- [Task brief]:
Omit the pictures and output every entry below exactly as written.

Source code of charts
========
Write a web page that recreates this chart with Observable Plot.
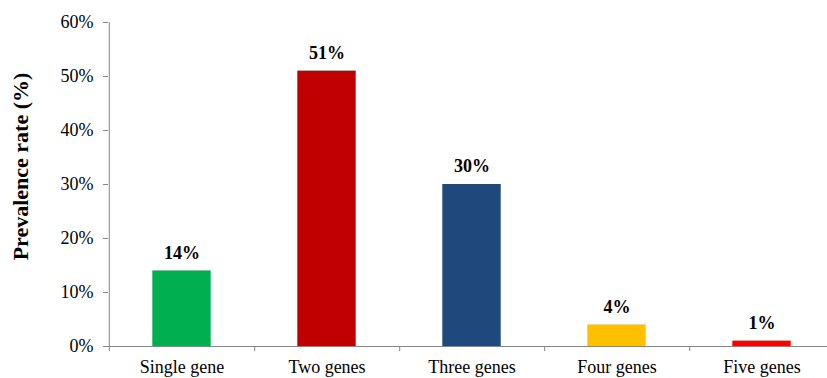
<!DOCTYPE html>
<html>
<head>
<meta charset="utf-8">
<script src="https://cdn.jsdelivr.net/npm/d3@7"></script>
<script src="https://cdn.jsdelivr.net/npm/@observablehq/plot@0.6"></script>
<style>
  html, body { margin: 0; padding: 0; background: #fff; }
  #chart svg { display: block; }
</style>
</head>
<body>
<div id="chart"></div>
<script>
const categories = ["Single gene", "Two genes", "Three genes", "Four genes", "Five genes"];
const values = [14, 51, 30, 4, 1];
const colors = ["#00B050", "#C00000", "#1F497D", "#FFC000", "#FF0000"];
const yTicks = [0, 10, 20, 30, 40, 50, 60];
const yLabel = "Prevalence rate (%)";

const data = categories.map((c, i) => ({category: c, value: values[i], color: colors[i]}));
const axisColor = "#868686";
const font = "'Liberation Serif', 'Times New Roman', serif";
const W = 827, H = 378, ML = 108, MT = 22, MB = 32;
const xRange = [ML, 835];
const band = (xRange[1] - xRange[0]) / categories.length;

const chart = Plot.plot({
  width: W,
  height: H,
  marginLeft: ML,
  marginTop: MT,
  marginBottom: MB,
  marginRight: 0,
  style: {fontFamily: font, fontSize: "18px", color: "#000", background: "#fff"},
  x: {domain: categories, range: xRange, padding: 0},
  y: {domain: [0, 60], ticks: yTicks},
  marks: [
    Plot.barY(data, {x: "category", y: "value", fill: "color", insetLeft: 43.3, insetRight: 43.3}),
    Plot.axisY({ticks: yTicks, tickFormat: d => d + "%", tickSize: 5, tickPadding: 10, stroke: axisColor, label: null, fill: "#000", fontSize: 18}),
    Plot.ruleX([0], {x: () => categories[0], dx: -band / 2, y1: -0.95, y2: 60, stroke: axisColor, strokeWidth: 1}),
    Plot.ruleY([0], {stroke: axisColor}),
    Plot.ruleX(categories, {x: d => d, dx: band / 2, y1: 0, y2: -0.95, stroke: axisColor}),
    Plot.axisX({tickSize: 0, tickPadding: 14, label: null, fill: "#000", fontSize: 18}),
    Plot.text(data, {x: "category", y: "value", text: d => d.value + "%", dy: -18, fontWeight: "bold", fontSize: 18, fill: "#000"}),
    Plot.text([yLabel], {frameAnchor: "left", textAnchor: "middle", text: d => d, rotate: -90, dx: -88, dy: -18, fontWeight: "bold", fontSize: 22, fill: "#000"})
  ]
});
document.getElementById("chart").appendChild(chart);
</script>
</body>
</html>
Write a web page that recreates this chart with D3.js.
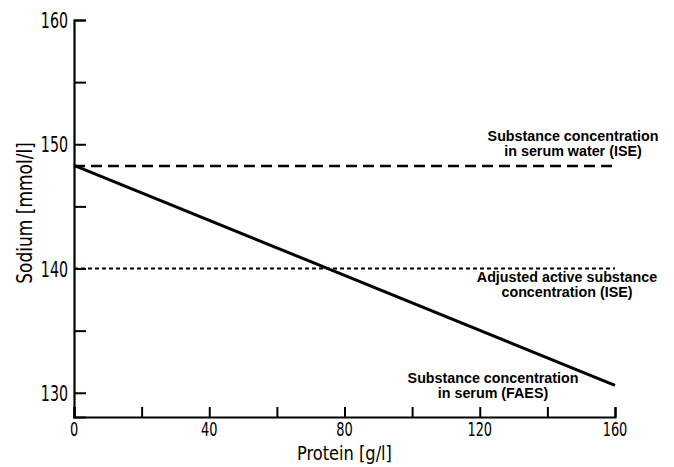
<!DOCTYPE html>
<html>
<head>
<meta charset="utf-8">
<script src="https://cdn.jsdelivr.net/npm/d3@7"></script>
<style>
  body { margin: 0; background: #fff; }
  .axis-label { font-family: "DejaVu Sans Condensed", "DejaVu Sans", sans-serif; }
  .note { font-family: "Liberation Sans", Arial, sans-serif; font-weight: bold; }
</style>
</head>
<body>
<div class="canvas"></div>
<script>
const WIDTH = 674;
const HEIGHT = 467;
const margin = { top: 20, right: 59, bottom: 50, left: 74 };
const graphWidth = WIDTH - margin.left - margin.right;
const graphHeight = HEIGHT - margin.top - margin.bottom;

// data
const xTicks = [0, 20, 40, 60, 80, 100, 120, 140, 160];
const xLabels = [0, 40, 80, 120, 160];
const yTicks = [130, 135, 140, 145, 150, 155, 160];
const yLabels = [130, 140, 150, 160];

const serum = [{ protein: 0, sodium: 148.3 }, { protein: 160, sodium: 130.6 }];
const serumWater = [{ protein: 0, sodium: 148.25 }, { protein: 160, sodium: 148.25 }];
const adjusted = [{ protein: 0, sodium: 140 }, { protein: 160, sodium: 140 }];

// narrow look of the original lettering
const squeeze = 0.72;

const svg = d3.select('.canvas')
  .append('svg')
    .attr('width', WIDTH)
    .attr('height', HEIGHT);

const graph = svg.append('g')
  .attr('transform', `translate(${margin.left}, ${margin.top})`);

// scales
const x = d3.scaleLinear().domain([0, 160]).range([0, graphWidth]);
const y = d3.scaleLinear().domain([128.05, 160]).range([graphHeight, 0]);

// axes
const xAxis = d3.axisTop(x)
  .tickValues(xTicks)
  .tickSize(10)
  .tickFormat('');

const yAxis = d3.axisRight(y)
  .tickValues(yTicks)
  .tickSize(12)
  .tickFormat('');

const xAxisGroup = graph.append('g')
  .attr('transform', `translate(0, ${graphHeight})`)
  .call(xAxis);

const yAxisGroup = graph.append('g')
  .call(yAxis);

[xAxisGroup, yAxisGroup].forEach(g => {
  g.select('.domain').attr('stroke', '#000').attr('stroke-width', 2.2);
  g.selectAll('.tick line').attr('stroke', '#000').attr('stroke-width', 2);
});

// tick labels
graph.append('g').selectAll('text')
  .data(xLabels)
  .enter().append('text')
    .attr('class', 'axis-label')
    .attr('transform', d => `translate(${x(d)}, ${graphHeight + 19}) scale(${squeeze}, 1)`)
    .attr('text-anchor', 'middle')
    .attr('font-size', 20)
    .text(d => d);

graph.append('g').selectAll('text')
  .data(yLabels)
  .enter().append('text')
    .attr('class', 'axis-label')
    .attr('transform', d => `translate(-6, ${y(d) + 8}) scale(${squeeze}, 1)`)
    .attr('text-anchor', 'end')
    .attr('font-size', 22)
    .text(d => d);

// axis titles
svg.append('text')
  .attr('class', 'axis-label')
  .attr('transform', `translate(${margin.left + x(80)}, 460) scale(0.95, 1)`)
  .attr('text-anchor', 'middle')
  .attr('font-size', 19)
  .text('Protein [g/l]');

svg.append('text')
  .attr('class', 'axis-label')
  .attr('transform', 'translate(32, 213) rotate(-90) scale(0.86, 1)')
  .attr('text-anchor', 'middle')
  .attr('font-size', 22)
  .text('Sodium [mmol/l]');

// lines
const line = d3.line()
  .x(d => x(d.protein))
  .y(d => y(d.sodium));

graph.append('path')
  .datum(serumWater)
  .attr('fill', 'none')
  .attr('stroke', '#000')
  .attr('stroke-width', 2.5)
  .attr('stroke-dasharray', '11 6')
  .attr('d', line);

graph.append('path')
  .datum(adjusted)
  .attr('fill', 'none')
  .attr('stroke', '#000')
  .attr('stroke-width', 2)
  .attr('stroke-dasharray', '4 3')
  .attr('d', line);

graph.append('path')
  .datum(serum)
  .attr('fill', 'none')
  .attr('stroke', '#000')
  .attr('stroke-width', 3)
  .attr('d', line);

// annotations
const notes = [
  { lines: ['Substance concentration', 'in serum water (ISE)'], cx: 573, y: 141 },
  { lines: ['Adjusted active substance', 'concentration (ISE)'], cx: 567, y: 282 },
  { lines: ['Substance concentration', 'in serum (FAES)'], cx: 493, y: 383 }
];

notes.forEach(n => {
  const t = svg.append('text')
    .attr('class', 'note')
    .attr('text-anchor', 'middle')
    .attr('font-size', 14.3);
  n.lines.forEach((l, i) => {
    t.append('tspan')
      .attr('x', n.cx)
      .attr('y', n.y + i * 15)
      .text(l);
  });
});
</script>
</body>
</html>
========
- [Answer below]:
Write a web page that recreates this chart with Observable Plot.
<!DOCTYPE html>
<html>
<head>
<meta charset="utf-8">
<script src="https://cdn.jsdelivr.net/npm/d3@7"></script>
<script src="https://cdn.jsdelivr.net/npm/@observablehq/plot@0.6"></script>
<style>
  html, body { margin: 0; padding: 0; background: #fff; }
  #chart svg { display: block; }
</style>
</head>
<body>
<div id="chart"></div>
<script>
const categories = ["Single gene", "Two genes", "Three genes", "Four genes", "Five genes"];
const values = [14, 51, 30, 4, 1];
const colors = ["#00B050", "#C00000", "#1F497D", "#FFC000", "#FF0000"];
const yTicks = [0, 10, 20, 30, 40, 50, 60];
const yLabel = "Prevalence rate (%)";

const data = categories.map((c, i) => ({category: c, value: values[i], color: colors[i]}));
const axisColor = "#868686";
const font = "'Liberation Serif', 'Times New Roman', serif";
const W = 827, H = 378, ML = 108, MT = 22, MB = 32;
const xRange = [ML, 835];
const band = (xRange[1] - xRange[0]) / categories.length;

const chart = Plot.plot({
  width: W,
  height: H,
  marginLeft: ML,
  marginTop: MT,
  marginBottom: MB,
  marginRight: 0,
  style: {fontFamily: font, fontSize: "18px", color: "#000", background: "#fff"},
  x: {domain: categories, range: xRange, padding: 0},
  y: {domain: [0, 60], ticks: yTicks},
  marks: [
    Plot.barY(data, {x: "category", y: "value", fill: "color", insetLeft: 43.3, insetRight: 43.3}),
    Plot.axisY({ticks: yTicks, tickFormat: d => d + "%", tickSize: 5, tickPadding: 10, stroke: axisColor, label: null, fill: "#000", fontSize: 18}),
    Plot.ruleX([0], {x: () => categories[0], dx: -band / 2, y1: -0.95, y2: 60, stroke: axisColor, strokeWidth: 1}),
    Plot.ruleY([0], {stroke: axisColor}),
    Plot.ruleX(categories, {x: d => d, dx: band / 2, y1: 0, y2: -0.95, stroke: axisColor}),
    Plot.axisX({tickSize: 0, tickPadding: 14, label: null, fill: "#000", fontSize: 18}),
    Plot.text(data, {x: "category", y: "value", text: d => d.value + "%", dy: -18, fontWeight: "bold", fontSize: 18, fill: "#000"}),
    Plot.text([yLabel], {frameAnchor: "left", textAnchor: "middle", text: d => d, rotate: -90, dx: -88, dy: -18, fontWeight: "bold", fontSize: 22, fill: "#000"})
  ]
});
document.getElementById("chart").appendChild(chart);
</script>
</body>
</html>
Write a web page that recreates this chart with D3.js.
<!DOCTYPE html>
<html>
<head>
<meta charset="utf-8">
<script src="https://cdn.jsdelivr.net/npm/d3@7"></script>
<style>
  body { margin: 0; background: #fff; }
  .axis-label { font-family: "DejaVu Sans Condensed", "DejaVu Sans", sans-serif; }
  .note { font-family: "Liberation Sans", Arial, sans-serif; font-weight: bold; }
</style>
</head>
<body>
<div class="canvas"></div>
<script>
const WIDTH = 674;
const HEIGHT = 467;
const margin = { top: 20, right: 59, bottom: 50, left: 74 };
const graphWidth = WIDTH - margin.left - margin.right;
const graphHeight = HEIGHT - margin.top - margin.bottom;

// data
const xTicks = [0, 20, 40, 60, 80, 100, 120, 140, 160];
const xLabels = [0, 40, 80, 120, 160];
const yTicks = [130, 135, 140, 145, 150, 155, 160];
const yLabels = [130, 140, 150, 160];

const serum = [{ protein: 0, sodium: 148.3 }, { protein: 160, sodium: 130.6 }];
const serumWater = [{ protein: 0, sodium: 148.25 }, { protein: 160, sodium: 148.25 }];
const adjusted = [{ protein: 0, sodium: 140 }, { protein: 160, sodium: 140 }];

// narrow look of the original lettering
const squeeze = 0.72;

const svg = d3.select('.canvas')
  .append('svg')
    .attr('width', WIDTH)
    .attr('height', HEIGHT);

const graph = svg.append('g')
  .attr('transform', `translate(${margin.left}, ${margin.top})`);

// scales
const x = d3.scaleLinear().domain([0, 160]).range([0, graphWidth]);
const y = d3.scaleLinear().domain([128.05, 160]).range([graphHeight, 0]);

// axes
const xAxis = d3.axisTop(x)
  .tickValues(xTicks)
  .tickSize(10)
  .tickFormat('');

const yAxis = d3.axisRight(y)
  .tickValues(yTicks)
  .tickSize(12)
  .tickFormat('');

const xAxisGroup = graph.append('g')
  .attr('transform', `translate(0, ${graphHeight})`)
  .call(xAxis);

const yAxisGroup = graph.append('g')
  .call(yAxis);

[xAxisGroup, yAxisGroup].forEach(g => {
  g.select('.domain').attr('stroke', '#000').attr('stroke-width', 2.2);
  g.selectAll('.tick line').attr('stroke', '#000').attr('stroke-width', 2);
});

// tick labels
graph.append('g').selectAll('text')
  .data(xLabels)
  .enter().append('text')
    .attr('class', 'axis-label')
    .attr('transform', d => `translate(${x(d)}, ${graphHeight + 19}) scale(${squeeze}, 1)`)
    .attr('text-anchor', 'middle')
    .attr('font-size', 20)
    .text(d => d);

graph.append('g').selectAll('text')
  .data(yLabels)
  .enter().append('text')
    .attr('class', 'axis-label')
    .attr('transform', d => `translate(-6, ${y(d) + 8}) scale(${squeeze}, 1)`)
    .attr('text-anchor', 'end')
    .attr('font-size', 22)
    .text(d => d);

// axis titles
svg.append('text')
  .attr('class', 'axis-label')
  .attr('transform', `translate(${margin.left + x(80)}, 460) scale(0.95, 1)`)
  .attr('text-anchor', 'middle')
  .attr('font-size', 19)
  .text('Protein [g/l]');

svg.append('text')
  .attr('class', 'axis-label')
  .attr('transform', 'translate(32, 213) rotate(-90) scale(0.86, 1)')
  .attr('text-anchor', 'middle')
  .attr('font-size', 22)
  .text('Sodium [mmol/l]');

// lines
const line = d3.line()
  .x(d => x(d.protein))
  .y(d => y(d.sodium));

graph.append('path')
  .datum(serumWater)
  .attr('fill', 'none')
  .attr('stroke', '#000')
  .attr('stroke-width', 2.5)
  .attr('stroke-dasharray', '11 6')
  .attr('d', line);

graph.append('path')
  .datum(adjusted)
  .attr('fill', 'none')
  .attr('stroke', '#000')
  .attr('stroke-width', 2)
  .attr('stroke-dasharray', '4 3')
  .attr('d', line);

graph.append('path')
  .datum(serum)
  .attr('fill', 'none')
  .attr('stroke', '#000')
  .attr('stroke-width', 3)
  .attr('d', line);

// annotations
const notes = [
  { lines: ['Substance concentration', 'in serum water (ISE)'], cx: 573, y: 141 },
  { lines: ['Adjusted active substance', 'concentration (ISE)'], cx: 567, y: 282 },
  { lines: ['Substance concentration', 'in serum (FAES)'], cx: 493, y: 383 }
];

notes.forEach(n => {
  const t = svg.append('text')
    .attr('class', 'note')
    .attr('text-anchor', 'middle')
    .attr('font-size', 14.3);
  n.lines.forEach((l, i) => {
    t.append('tspan')
      .attr('x', n.cx)
      .attr('y', n.y + i * 15)
      .text(l);
  });
});
</script>
</body>
</html>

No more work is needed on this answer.